I decided to ask him for help when he returned home. Although I had doubts about his muscular abilities.
Still, he was my best shot. So I waited. And waited. Occasionally, I went out to my car and tried pushing the refrigerator in by myself.
Finally, I heard his car door. I dashed outside. I spied him in his J Crew outfit, trying to disappear through the front door.
“Hey you! Can you give me some help?” (Okay, I didn’t shout “hey you,” I used his real name, which I won’t reveal because he probably doesn’t want anyone to know who he is.)
To make a long story less long, we got that sucker into my car. I drove back to Target from whence the refrigerator came, found an employee to offload it, and got my money back. I had maybe 18 hours to get my food out of my landlady’s refrigerator before she returned home from Reno with shopping bags full of groceries.
I drove to Home Depot at a brisk pace.
I had never been to Home Depot. I parked in the second row of cars near the front of the store, found the refrigerator display, looked inside the various models, decided on a Magic Chef—the only model they had—paid for it, and asked for help loading it into my car. The clerk sent me an elderly man.
Off I went to pull my car up to the entrance.
I walked down the second row of cars.
I walked down the first row of cars.
I walked down the third and fourth and back again, and up and down and back and forth, pointing my key fob in every direction while pushing the alarm button and all I heard was the elderly man yelling “Come on!” I retraced my steps from where I had pulled into the parking lot and still, no silver Toyota Corolla. Correction. Several silver Toyota Corollas, but none of them mine.
I pulled out my cell phone, called Dave, and told him someone had stolen my car. And I couldn’t remember the license plate number.
Then I spotted it.
In the second row, right where I’d parked it.
Sheepishly, I drove up to the elderly man who was now sitting on my refrigerator.
“Thought you lost your car?” he said. “I’ll bet you know where your husband is.” He and his elderly buddy shoved the fridge into the back seat and went off chuckling.
It took two men to get the thing into the car. Granted, they were old men, but still. Two.
At home, I scouted around for help. The BMW sat in the driveway. I went in the house and hollered down the hallway, “Hey you! Can you help me again?”
I heard some rustling. “Give me thirty minutes,” he said.
An hour later, I called Dave. “If you happen to be out riding your bike today, can you swing by and help me?” Over six miles out of his way, but the guy likes his exercise, so I figured I was doing him a favor.
“Yeah, sure,” he said.
And then my landlady returned home.
Wait! What? Oh, jeez.
I ran out to warn her. Something in my face, in my repetitive, “I’m so sorry my food is hogging your refrigerator” must have triggered sympathy in her. She brushed my apologies aside.

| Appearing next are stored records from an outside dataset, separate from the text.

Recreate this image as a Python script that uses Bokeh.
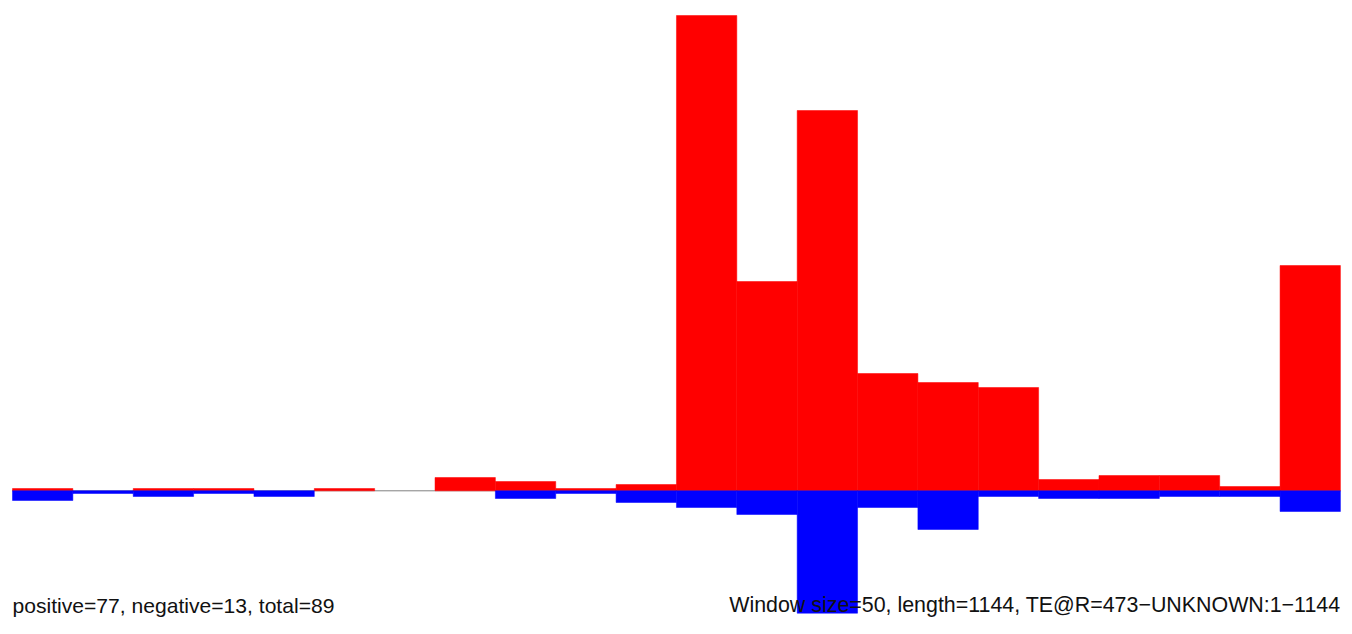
from bokeh.plotting import figure
from bokeh.models import Range1d, Label, ColumnDataSource
from bokeh.embed import file_html
from bokeh.resources import INLINE

# window index (22 windows)
windows = list(range(22))
# positive (red) values per window
positive = [2.3, 0, 2.3, 2.3, 0, 2.3, 0, 13.3, 9.3, 2.3, 6.3,
            475.3, 209.3, 380.3, 117.3, 108.3, 103.3, 11.3, 15.3, 15.3, 4.3, 225.3]
# negative (blue) values per window (magnitudes)
negative = [9.7, 2.7, 5.7, 2.7, 5.7, 0, 0, 0, 7.7, 2.7, 11.7,
            16.7, 23.7, 122.4, 16.7, 38.7, 5.7, 7.7, 7.7, 5.7, 5.7, 20.7]

left_text = "positive=77, negative=13, total=89"
right_text = "Window size=50, length=1144, TE@R=473\u2212UNKNOWN:1\u22121144"

W, H = 1348, 626
bw = 60.36
x0_px = 12.0
base_px = 490.3  # baseline distance from top in figure px

p = figure(width=W, height=H, output_backend="svg", toolbar_location=None,
           x_range=Range1d(-x0_px / bw, (W - x0_px) / bw),
           y_range=Range1d(base_px - H, base_px),
           min_border=0, min_border_left=0, min_border_right=0,
           min_border_top=0, min_border_bottom=0)
p.axis.visible = False
p.grid.visible = False
p.outline_line_color = None
p.background_fill_color = "white"
p.border_fill_color = "white"

n = len(windows)
p.segment(x0=[0], y0=[0], x1=[n], y1=[0], line_color="#808080", line_width=1)

pos_idx = [i for i in windows if positive[i] > 0]
neg_idx = [i for i in windows if negative[i] > 0]
pos_src = ColumnDataSource(dict(
    left=[windows[i] for i in pos_idx],
    right=[windows[i] + 1 for i in pos_idx],
    top=[positive[i] for i in pos_idx],
    bottom=[0] * len(pos_idx),
))
neg_src = ColumnDataSource(dict(
    left=[windows[i] for i in neg_idx],
    right=[windows[i] + 1 for i in neg_idx],
    top=[0] * len(neg_idx),
    bottom=[-negative[i] for i in neg_idx],
))
p.quad(left="left", right="right", bottom="bottom", top="top", source=pos_src,
       fill_color="#FF0000", line_color="#FF0000", line_width=0.5)
p.quad(left="left", right="right", bottom="bottom", top="top", source=neg_src,
       fill_color="#0000FF", line_color="#0000FF", line_width=0.5)

p.add_layout(Label(x=12, y=H - 604.7, x_units="screen", y_units="screen",
                   text=left_text, text_font="Liberation Sans",
                   text_font_size="21.1px", text_color="#111111",
                   text_align="left", text_baseline="alphabetic"))
p.add_layout(Label(x=1340, y=H - 604.7, x_units="screen", y_units="screen",
                   text=right_text, text_font="Liberation Sans",
                   text_font_size="21.4px", text_color="#111111",
                   text_align="right", text_baseline="alphabetic"))

open("out.html", "w").write(file_html(p, INLINE))
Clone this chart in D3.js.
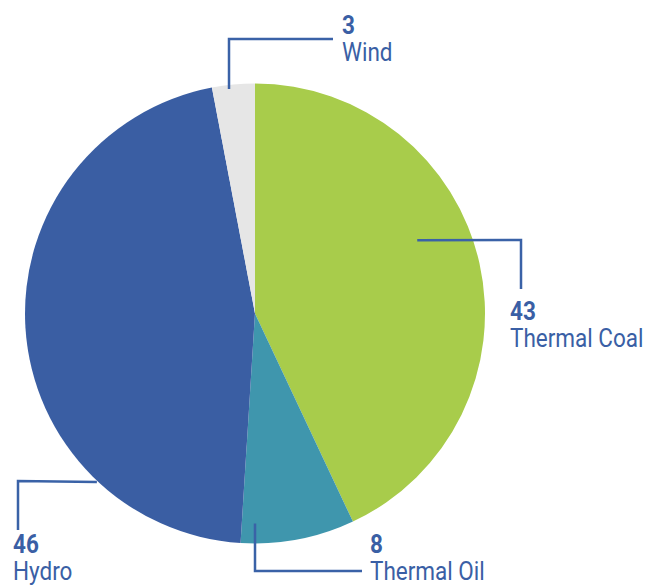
<!DOCTYPE html>
<html>
<head>
<meta charset="utf-8">
<script src="https://cdn.jsdelivr.net/npm/d3@7"></script>
<style>
  body { margin: 0; background: #fff; }
  text { font-family: Roboto, "Noto Sans", sans-serif; fill: #3a5fa5; }
</style>
</head>
<body>
<svg id="pie"></svg>
<script>
const size = { w: 646, h: 586 };
const center = { x: 255, y: 313.5 };
const radius = 230;

// data
const categories = ["Thermal Coal", "Thermal Oil", "Hydro", "Wind"];
const values = [43, 8, 46, 3];
const colors = ["#a8cc4b", "#3f96ad", "#3a5ea3", "#e6e6e6"];

// label layout: where leader leaves the slice (angle deg, radius), elbow and text anchor
const leaders = [
	{ angle: 65.7, r: 178, elbow: [521, 240], end: [521, 289], text: [510, 320] },
	{ angle: 180, r: 210, elbow: [255, 571], end: [362, 571], text: [370, 553] },
	{ angle: 223.2, r: 231, elbow: [18, 481], end: [18, 530], text: [13, 553] },
	{ angle: 353.4, r: 226, elbow: [229, 39], end: [333, 39], text: [342, 34] },
];

const svg = d3.select("svg#pie").attr("width", size.w).attr("height", size.h);

const pieG = svg.append("g").attr("transform", `translate(${center.x}, ${center.y})`);

const pie = d3.pie().sort(null).value((d) => d.value);
const arc = d3.arc().innerRadius(0).outerRadius(radius);

const data = categories.map((c, i) => ({ name: c, value: values[i], color: colors[i] }));

pieG
	.selectAll("path")
	.data(pie(data))
	.join("path")
	.attr("d", arc)
	.attr("fill", (d) => d.data.color);

// leader lines
const annG = svg.append("g");
annG
	.selectAll("path")
	.data(leaders)
	.join("path")
	.attr("fill", "none")
	.attr("stroke", "#3a62a7")
	.attr("stroke-width", 2.5)
	.attr("d", (d) => {
		let a = (d.angle * Math.PI) / 180;
		let sx = center.x + d.r * Math.sin(a);
		let sy = center.y - d.r * Math.cos(a);
		return d3.line()([[sx, sy], d.elbow, d.end]);
	});

const labels = annG
	.selectAll("g.label")
	.data(data)
	.join("g")
	.classed("label", true)
	.attr("transform", (d, i) => `translate(${leaders[i].text[0]}, ${leaders[i].text[1]}) scale(0.9, 1)`);

labels
	.append("text")
	.attr("font-size", 25)
	.attr("font-weight", "bold")
	.text((d) => d.value);

labels
	.append("text")
	.attr("y", 27)
	.attr("font-size", 25)
	.text((d) => d.name);
</script>
</body>
</html>
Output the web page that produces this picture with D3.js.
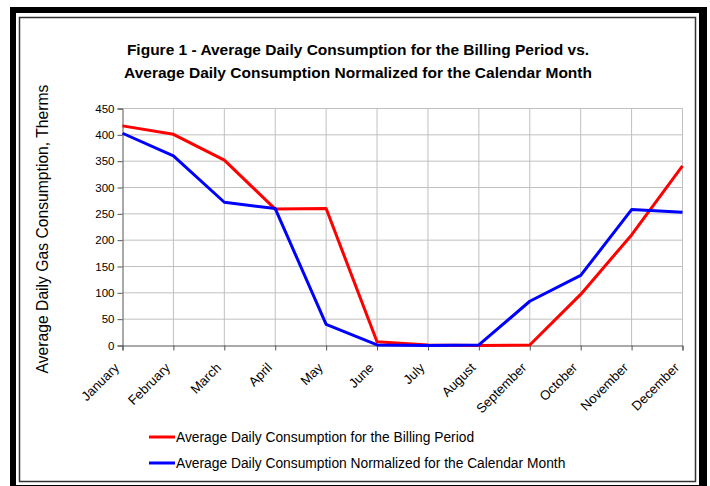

“Don’t worry about it,” she said.
I pointed to the humungous box in my car. She offered to help get it out. We shoved that refrigerator upright onto a make-shift dolly, and rolled it into my cottage. I waited for Dave to arrive to unpack it.
The sun was setting when he finally rolled up, sweaty from the ride. He took off his helmet and muscled his way through the door. He pulled the strapping tapes off without snipping them—a wise move, in hindsight—took off the box and maneuvered the fridge into its cozy space. We stood back in admiration.
“I like it,” he said.
We checked the inside.
And then I noticed: the upper corner was smashed. The hinge didn’t sit properly. The seal wasn’t plumb. The stupid thing was damaged!
I groaned. I may have cried a little. Dave put it back in the box, pulled the strapping tapes over the top, and carried the refrigerator out to my car. He shoved it in the back seat and peddled away on his bicycle, muttering loudly about people who don’t help.
Google guy stepped outside. “Do you still need help?” he asked.
I gave him a beady look.
The next morning, my landlady offered to follow me to Home Depot in her SUV. I exchanged the damaged fridge for a new fridge. But first, I had the Home Depot guy take it out of its box so I could examine it.
It passed muster.
He loaded it into my landlady’s SUV. At home, we dollied it into my cottage. I set it up, and four hours later, turned it on.
A nice quiet hum.
By evening, I loaded my food into it.
The next morning, when I opened the door to get my oat milk, I noticed the seal in the upper right corner of the refrigerator was peeling away. The containers inside had condensation. The new loaf of bread had a big moldy spot. WHAT THE HELL! I drove to True Value, bought a refrigerator thermometer, and hung it on the bottom shelf. Thirty minutes later, the thermometer registered the temperature in the “danger zone.”
I threw away my food.
Called the refrigerator manufacturer.
I’m now waiting for a service technician to pay a visit.
I wonder if he’ll be as incompetent as the guy who came to demolish the pool with a shovel.